Much of education is actually pessimism-biased
deBoer is complaining really about policy people. But if you go to a lot of schools and colleges, they’re pretty skeptical about every new last great idea, and many are resistant to new ideas. Many teachers don’t actually believe that their students can learn. I still don’t have a good sense of the distribution of optimism/pessimism among teachers in a turnaround high school, for example, but I definitely get a sense that some amount of pessimistic fatalism is there. And there’s at least some strong suggestive evidence that many teachers don’t have a growth mindset attitude about their students (and I get the sense that almost no one believes in growth mindset around personal characteristics, which I believe is very wrong). On the ground, and not in the policy clouds, I would guess that pessimism is more rampant and dangerous than unbridled optimism.
In fact, why is it that charter schools work? Is it really that their pedagogy and curriculum is better? That TFA teachers outperform veteran teachers? My suspicion is that their inherent optimism was a big part of what made the good ones work so well, and especially in comparison with public schools, that often have a pall hanging over them.
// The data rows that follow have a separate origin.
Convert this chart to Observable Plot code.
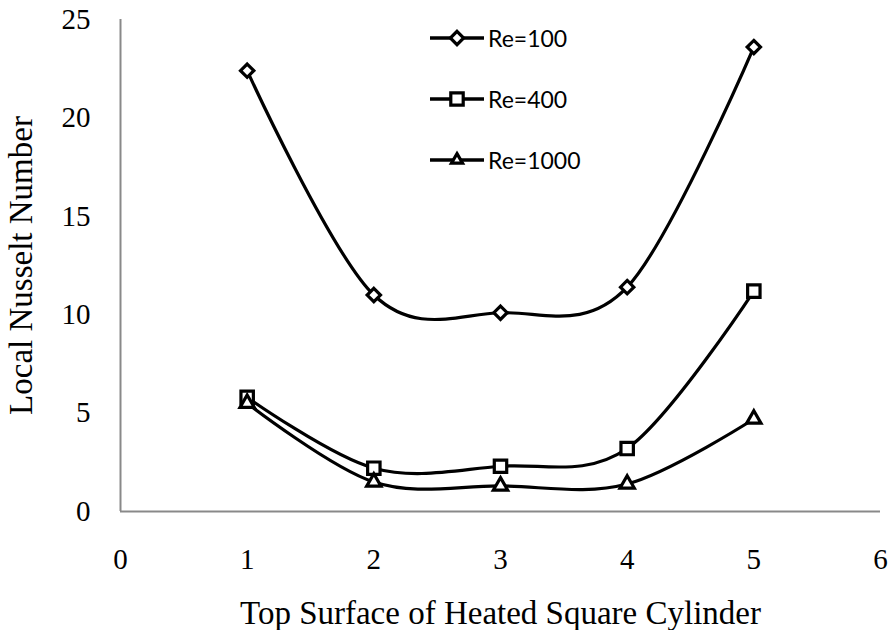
<!DOCTYPE html>
<html><head><meta charset="utf-8">
<script src="https://cdn.jsdelivr.net/npm/d3@7"></script>
<script src="https://cdn.jsdelivr.net/npm/@observablehq/plot@0.6"></script>
<style>
body{margin:0;background:#fff;}
#wrap{position:relative;width:888px;height:630px;}
#legend{position:absolute;left:428px;top:23px;font-family:Lato,"Open Sans",sans-serif;font-size:23px;color:#000;}
.row{display:flex;align-items:center;height:30px;margin-bottom:31px;}
.row svg{display:block;margin-right:2px;}
</style></head><body><div id="wrap"></div>
<script>
const positions = [1, 2, 3, 4, 5];
const seriesNames = ["Re=100", "Re=400", "Re=1000"];
const re100 = [22.4, 11.0, 10.1, 11.4, 23.6];
const re400 = [5.8, 2.2, 2.3, 3.2, 11.2];
const re1000 = [5.5, 1.5, 1.3, 1.4, 4.7];
const seriesSymbols = ["diamond2", "square", "triangle"];
const xTicks = [0, 1, 2, 3, 4, 5, 6];
const yTicks = [0, 5, 10, 15, 20, 25];
const xTitle = "Top Surface of Heated Square Cylinder";
const yTitle = "Local Nusselt Number";

const seriesValues = [re100, re400, re1000];
const rows = [];
seriesNames.forEach((s, k) => positions.forEach((p, i) => rows.push({series: s, x: p, y: seriesValues[k][i]})));

const serif = "'Liberation Serif', 'Times New Roman', serif";
const axisColor = "#898989";
const markerR = {"Re=100": 6, "Re=400": 7, "Re=1000": 5.3};

const chart = Plot.plot({
  width: 888, height: 630,
  marginLeft: 120, marginRight: 8, marginTop: 19, marginBottom: 119,
  style: {background: "#fff", color: "#000"},
  x: {domain: [0, 6]},
  y: {domain: [0, 25]},
  symbol: {domain: seriesNames, range: seriesSymbols},
  marks: [
    Plot.axisX({ticks: xTicks, tickFormat: "d", tickSize: 0, tickPadding: 37, fontSize: 29, fontFamily: serif, label: null}),
    Plot.axisX({ticks: [], tickSize: 0, fontSize: 33, fontFamily: serif, label: xTitle, labelAnchor: "center", labelArrow: "none", labelOffset: 112}),
    Plot.axisY({ticks: yTicks, tickSize: 0, tickPadding: 30, fontSize: 29, fontFamily: serif, label: null}),
    Plot.axisY({ticks: [], tickSize: 0, fontSize: 33, fontFamily: serif, label: yTitle, labelAnchor: "center", labelArrow: "none", labelOffset: 112}),
    Plot.ruleY([0], {stroke: axisColor, strokeWidth: 2}),
    Plot.ruleX([0], {stroke: axisColor, strokeWidth: 2}),
    Plot.line(rows, {x: "x", y: "y", z: "series", stroke: "#000", strokeWidth: 3.2, curve: "cardinal"}),
    ...seriesNames.map(s => Plot.dot(rows, {filter: d => d.series === s, x: "x", y: "y", symbol: "series", r: markerR[s], fill: "#fff", stroke: "#000", strokeWidth: 3.2}))
  ]
});
const wrap = document.getElementById("wrap");
wrap.appendChild(chart);

// legend
const legend = document.createElement("div");
legend.id = "legend";
const d3syms = {diamond2: d3.symbolDiamond2, square: d3.symbolSquare, triangle: d3.symbolTriangle2};
seriesNames.forEach((name, k) => {
  const row = document.createElement("div");
  row.className = "row";
  const svg = d3.create("svg").attr("width", 58).attr("height", 30);
  svg.append("line").attr("x1", 2).attr("x2", 56).attr("y1", 15).attr("y2", 15).attr("stroke", "#000").attr("stroke-width", 3.5);
  const r = markerR[name];
  svg.append("path").attr("transform", "translate(29,15)")
    .attr("d", d3.symbol(d3syms[seriesSymbols[k]], Math.PI * r * r)())
    .attr("fill", "#fff").attr("stroke", "#000").attr("stroke-width", 3.2);
  row.appendChild(svg.node());
  const span = document.createElement("span");
  span.textContent = name;
  row.appendChild(span);
  legend.appendChild(row);
});
wrap.appendChild(legend);
</script>
</body></html>
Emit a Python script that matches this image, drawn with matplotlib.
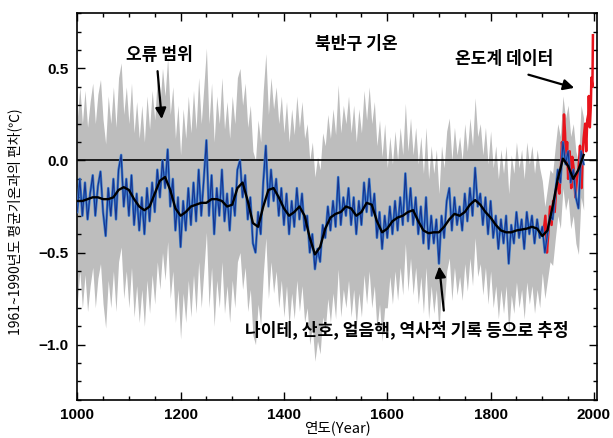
import numpy as np
import matplotlib
matplotlib.use("Agg")
import matplotlib.pyplot as plt
from matplotlib.ticker import MultipleLocator

plt.rcParams['font.family'] = ['Liberation Sans', 'Noto Sans CJK KR', 'DejaVu Sans']

# ---- data ----
recon_years = list(range(1000, 1981, 5))
recon_vals = [
    -0.28, -0.10, -0.30, -0.12, -0.32, -0.18, -0.08, -0.30, -0.14, -0.06,
    -0.28, -0.41, -0.15, -0.30, -0.10, -0.32, -0.05, 0.03, -0.25, -0.10,
    -0.30, -0.08, -0.35, -0.18, -0.38, -0.20, -0.40, -0.15, -0.33, -0.12,
    -0.28, -0.05, -0.20, 0.00, -0.15, 0.06, -0.25, -0.10, -0.38, -0.20,
    -0.47, -0.22, -0.38, -0.15, -0.35, -0.12, -0.33, -0.05, -0.30, -0.10,
    0.11, -0.30, -0.08, -0.40, -0.15, -0.30, -0.05, -0.33, -0.18, -0.38,
    -0.15, -0.30, -0.05, 0.00, -0.20, -0.08, -0.32, -0.20, -0.45, -0.50,
    -0.28, -0.40, -0.12, 0.08, -0.25, -0.05, -0.22, -0.10, -0.30, -0.15,
    -0.35, -0.18, -0.40, -0.22, -0.36, -0.15, -0.32, -0.18, -0.38, -0.30,
    -0.50, -0.40, -0.59, -0.48, -0.55, -0.35, -0.42, -0.25, -0.38, -0.22,
    -0.36, -0.09, -0.35, -0.20, -0.30, -0.15, -0.35, -0.20, -0.40, -0.22,
    -0.35, -0.12, -0.28, -0.10, -0.30, -0.18, -0.42, -0.28, -0.48, -0.30,
    -0.42, -0.25, -0.40, -0.22, -0.38, -0.20, -0.35, -0.07, -0.33, -0.15,
    -0.35, -0.20, -0.40, -0.25, -0.45, -0.20, -0.48, -0.30, -0.45, -0.32,
    -0.56, -0.30, -0.42, -0.22, -0.15, -0.38, -0.20, -0.35, -0.25, -0.38,
    -0.18, -0.33, -0.15, -0.30, -0.04, -0.25, -0.18, -0.35, -0.20, -0.40,
    -0.22, -0.42, -0.30, -0.48, -0.32, -0.45, -0.30, -0.56, -0.35, -0.45,
    -0.28, -0.42, -0.32, -0.48, -0.28, -0.40, -0.30, -0.45, -0.32, -0.42,
    -0.36, -0.50, -0.40, -0.30, -0.32, -0.18, -0.05, -0.12, 0.10, -0.02,
    0.05, -0.12, -0.05, -0.20, -0.26, 0.05, -0.02,
]

smooth_years = list(range(1000, 1981, 10))
smooth_vals = [
    -0.22, -0.22, -0.21, -0.20, -0.20, -0.21, -0.21, -0.20, -0.16, -0.145,
    -0.16, -0.21, -0.25, -0.27, -0.25, -0.18, -0.11, -0.09, -0.16, -0.26,
    -0.30, -0.28, -0.25, -0.24, -0.23, -0.23, -0.21, -0.21, -0.22, -0.25,
    -0.24, -0.15, -0.12, -0.22, -0.34, -0.36, -0.25, -0.16, -0.15, -0.20,
    -0.26, -0.30, -0.28, -0.25, -0.30, -0.42, -0.51, -0.47, -0.37, -0.31,
    -0.29, -0.28, -0.25, -0.26, -0.30, -0.28, -0.23, -0.24, -0.33, -0.39,
    -0.37, -0.33, -0.31, -0.30, -0.28, -0.27, -0.33, -0.38, -0.395, -0.39,
    -0.39, -0.36, -0.32, -0.29, -0.30, -0.28, -0.24, -0.215, -0.24, -0.28,
    -0.31, -0.35, -0.38, -0.39, -0.39, -0.38, -0.375, -0.37, -0.36, -0.37,
    -0.41, -0.38, -0.25, -0.10, 0.01, -0.03, -0.10, -0.05, 0.03,
]

# uncertainty half-width (2 sigma) by period: (start year, value)
err_periods = [(1000, 0.50), (1600, 0.38), (1900, 0.25)]

instr_years = [1902, 1906, 1909, 1912, 1915, 1918, 1921, 1924, 1927, 1930,
               1933, 1936, 1938, 1940, 1942, 1944, 1946, 1948, 1950, 1953,
               1956, 1958, 1961, 1964, 1967, 1970, 1973, 1976, 1978, 1980,
               1983, 1985, 1987, 1989, 1990, 1992, 1994, 1995, 1997, 1998]
instr_vals = [-0.40, -0.30, -0.50, -0.38, -0.25, -0.35, -0.22, -0.28, -0.15, -0.12,
              -0.18, -0.05, 0.10, 0.05, 0.25, 0.15, -0.02, 0.10, -0.10, 0.05,
              -0.15, 0.02, -0.05, -0.20, -0.10, -0.05, 0.08, -0.15, 0.02, 0.12,
              0.20, 0.05, 0.22, 0.25, 0.35, 0.18, 0.30, 0.45, 0.40, 0.68]

x_ticks = [1000, 1200, 1400, 1600, 1800, 2000]
y_ticks = [0.5, 0.0, -0.5, -1.0]

# ---- figure ----
fig = plt.figure(figsize=(6.13, 4.38), dpi=100)
ax = fig.add_axes([0.126, 0.087, 0.848, 0.883])

ry = np.array(recon_years)
rv = np.array(recon_vals)
err = np.zeros_like(rv)
for start, val in err_periods:
    err[ry >= start] = val

ax.fill_between(ry, rv - err, rv + err, color='#bdbdbd', lw=0, zorder=1)
ax.axhline(0.0, color='black', lw=1.2, zorder=2)
ax.plot(instr_years, instr_vals, color='#e8141c', lw=1.8, zorder=3)
ax.plot(ry, rv, color='#3a7ccc', lw=1.8, zorder=4)
ax.plot(ry, rv, color='#15338f', lw=0.8, zorder=4)
ax.plot(smooth_years, smooth_vals, color='black', lw=1.7, zorder=5)

ax.set_xlim(1000, 2006)
ax.set_ylim(-1.3, 0.8)
ax.set_xticks(x_ticks)
ax.set_yticks(y_ticks)
ax.set_yticklabels(['0.5', '0.0', '\u22120.5', '\u22121.0'])
ax.xaxis.set_minor_locator(MultipleLocator(50))
ax.yaxis.set_minor_locator(MultipleLocator(0.1))
ax.tick_params(which='both', direction='in', top=True, right=True, width=1.0)
ax.tick_params(which='major', length=6, labelsize=11, pad=6)
ax.tick_params(which='minor', length=3)
for lab in ax.get_xticklabels() + ax.get_yticklabels():
    lab.set_fontweight('bold')
for sp in ax.spines.values():
    sp.set_linewidth(1.2)

ax.set_xlabel('연도(Year)', fontsize=10.5, family=['Noto Sans CJK KR', 'DejaVu Sans'], labelpad=-1)
ax.set_ylabel('1961~1990년도 평균기온과의 편차(℃)', fontsize=10,
              family=['Noto Sans CJK KR', 'DejaVu Sans'])
ax.yaxis.set_label_coords(-0.105, 0.46)

kfont = dict(family=['Noto Sans CJK KR', 'DejaVu Sans'], fontweight='bold', fontsize=12.3)
arrow = dict(arrowstyle='-|>', color='black', lw=1.6, mutation_scale=16)
ax.text(1160, 0.57, '오류 범위', ha='center', va='center', **kfont)
ax.annotate('', xy=(1164, 0.21), xytext=(1155, 0.50), arrowprops=arrow)
ax.text(1540, 0.63, '북반구 기온', ha='center', va='center', **kfont)
ax.text(1826, 0.55, '온도계 데이터', ha='center', va='center', **kfont)
ax.annotate('', xy=(1967, 0.39), xytext=(1868, 0.47), arrowprops=arrow)
ax.text(1637, -0.92, '나이테, 산호, 얼음핵, 역사적 기록 등으로 추정', ha='center', va='center', **kfont)
ax.annotate('', xy=(1700, -0.56), xytext=(1710, -0.83), arrowprops=arrow)

fig.savefig('out.png', dpi=100)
One of our major focuses is on self-efficacy – we think that it’s the major factor in personal success (and there’s a raft of both educational psychology and organizational development in the business world to back that up). But we think that self-efficacy isn’t only a personal characteristic, but a characteristic of organizations and entire systems. Optimism-bias is not true self-efficacy, since it’s not always informed by actual success and a meta-cognition for what does and doesn’t work. But pessimism is pure poison to self-efficacy. Let optimism reign!